With the courage born out of desperation, he then knocked on the door of Mr. Yoshimatsu Tanaka who was then teaching Jujitsu at his Shinyukai Dojo in Hilo, and started to practice Jujitsu in earnest and in defiance of death. His frantic efforts and devotion to Judo not only miraculously healed his tuberculosis, but also enabled him to develop a strong, iron-like body.
Okazaki then realized that he owed his life completely to Judo, and the healing arts of his Sensei. He decided to devote the rest of his life to the teaching and promotion of what would become Danzan.
In 1929, Okazaki moved to Honolulu where he bought the Nikko (Rays of the sun) residence from Mr. Chester Alphonse Doyle, converted it into the Okazaki Seifukujitsu In, (Okazaki Adjustment and Restoration Clinic), and provided healing services to all people until his death in 1953.

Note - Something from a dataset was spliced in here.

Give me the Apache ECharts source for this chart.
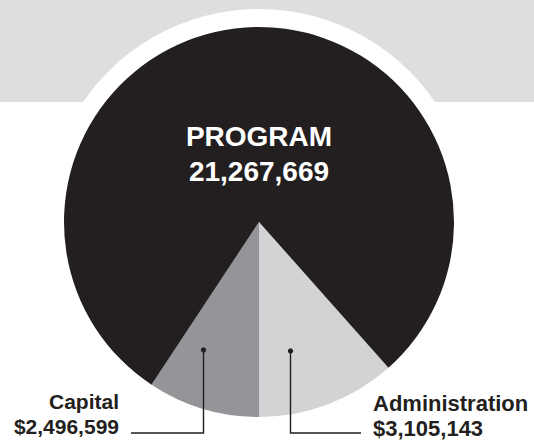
<!DOCTYPE html>
<html>
<head>
<meta charset="utf-8">
<script src="https://cdn.jsdelivr.net/npm/echarts@6/dist/echarts.min.js"></script>
<style>
html,body{margin:0;padding:0;background:#ffffff;}
#chart{width:534px;height:443px;}
</style>
</head>
<body>
<div id="chart"></div>
<script>
// ---- data ----
var categories = ['Administration', 'Capital', 'PROGRAM'];
var amounts = [3105143, 2496599, 21267669];
var valueLabels = ['$3,105,143', '$2,496,599', '21,267,669'];
var colors = ['#d1d3d4', '#939598', '#231f20'];

// ---- layout constants ----
var CX = 259, CY = 222, R = 195, RING = 213;
var total = amounts.reduce(function (a, b) { return a + b; }, 0);
var adminDeg = 360 * amounts[0] / total;

var chart = echarts.init(document.getElementById('chart'), null, { renderer: 'svg' });

var labelSpec = [
  { x: 373, y: 416, align: 'left', line: [[290.5, 351], [290.5, 433], [361, 433]] },
  { x: 119, y: 414, align: 'right', line: [[203.5, 350], [203.5, 433], [131, 433]] },
  { x: CX, y: 154, align: 'center' }
];

var graphics = [
  { type: 'rect', z: -10, silent: true, shape: { x: 0, y: 0, width: 534, height: 102 }, style: { fill: '#dddee0' } },
  { type: 'circle', z: -5, silent: true, shape: { cx: CX, cy: CY, r: RING }, style: { fill: '#ffffff' } }
];
labelSpec.forEach(function (s) {
  if (!s.line) return;
  graphics.push({ type: 'polyline', z: 100, silent: true, shape: { points: s.line }, style: { stroke: '#231f20', lineWidth: 1.4, fill: null } });
  graphics.push({ type: 'circle', z: 101, silent: true, shape: { cx: s.line[0][0], cy: s.line[0][1], r: 2.7 }, style: { fill: '#231f20' } });
});

var option = {
  animation: false,
  backgroundColor: '#ffffff',
  graphic: graphics,
  series: [{
    type: 'pie',
    center: [CX, CY],
    radius: [0, R],
    startAngle: -90 + adminDeg,
    clockwise: true,
    avoidLabelOverlap: false,
    silent: true,
    itemStyle: { borderWidth: 0 },
    emphasis: { disabled: true },
    label: {
      show: true,
      position: 'outside',
      fontFamily: '"Liberation Sans", Arial, sans-serif',
      fontWeight: 'bold',
      formatter: function (p) {
        var i = p.dataIndex;
        return i === 2 ? 'PROGRAM\n' + valueLabels[i] : categories[i] + '\n' + valueLabels[i];
      }
    },
    labelLine: { show: false },
    labelLayout: function (p) {
      var s = labelSpec[p.dataIndex];
      return { x: s.x, y: s.y, align: s.align, verticalAlign: 'middle' };
    },
    data: categories.map(function (c, i) {
      return {
        name: c,
        value: amounts[i],
        itemStyle: { color: colors[i] },
        label: i === 2
          ? { color: '#ffffff', fontSize: 28, lineHeight: 35, align: 'center' }
          : { color: '#231f20', fontSize: i === 0 ? 22 : 21, lineHeight: 24.5, align: i === 0 ? 'left' : 'right' }
      };
    })
  }]
};
chart.setOption(option);
</script>
</body>
</html>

The Nikko Restoration Sanitarium and the Danzan-Ryu dojo would become landmarks in Hawaiian history. When Franklin D. Roosevelt came to the Islands in the 30's, Okazaki was called in to massage him. When John Burn's (future governor) wife developed polio in 1935, it was Okazaki who took her on as a patient. Okazaki became a renowned healer working on the likes of Charlie Chaplan, Johnny Weissmuller, George Burns and many other notable island visitors.
Okazaki named his predominately Japanese system Danzan (Chinese meaning “Hawaiian islands” ) in deference to the islands and the spirit of aloha he believed in. Thus, the Danzan Arts came to embody aspects of Japanese, Chinese and Hawaiian cultures. Professor Okazaki was also a fierce patriot of his new country, the United States of America, and espoused its freedoms.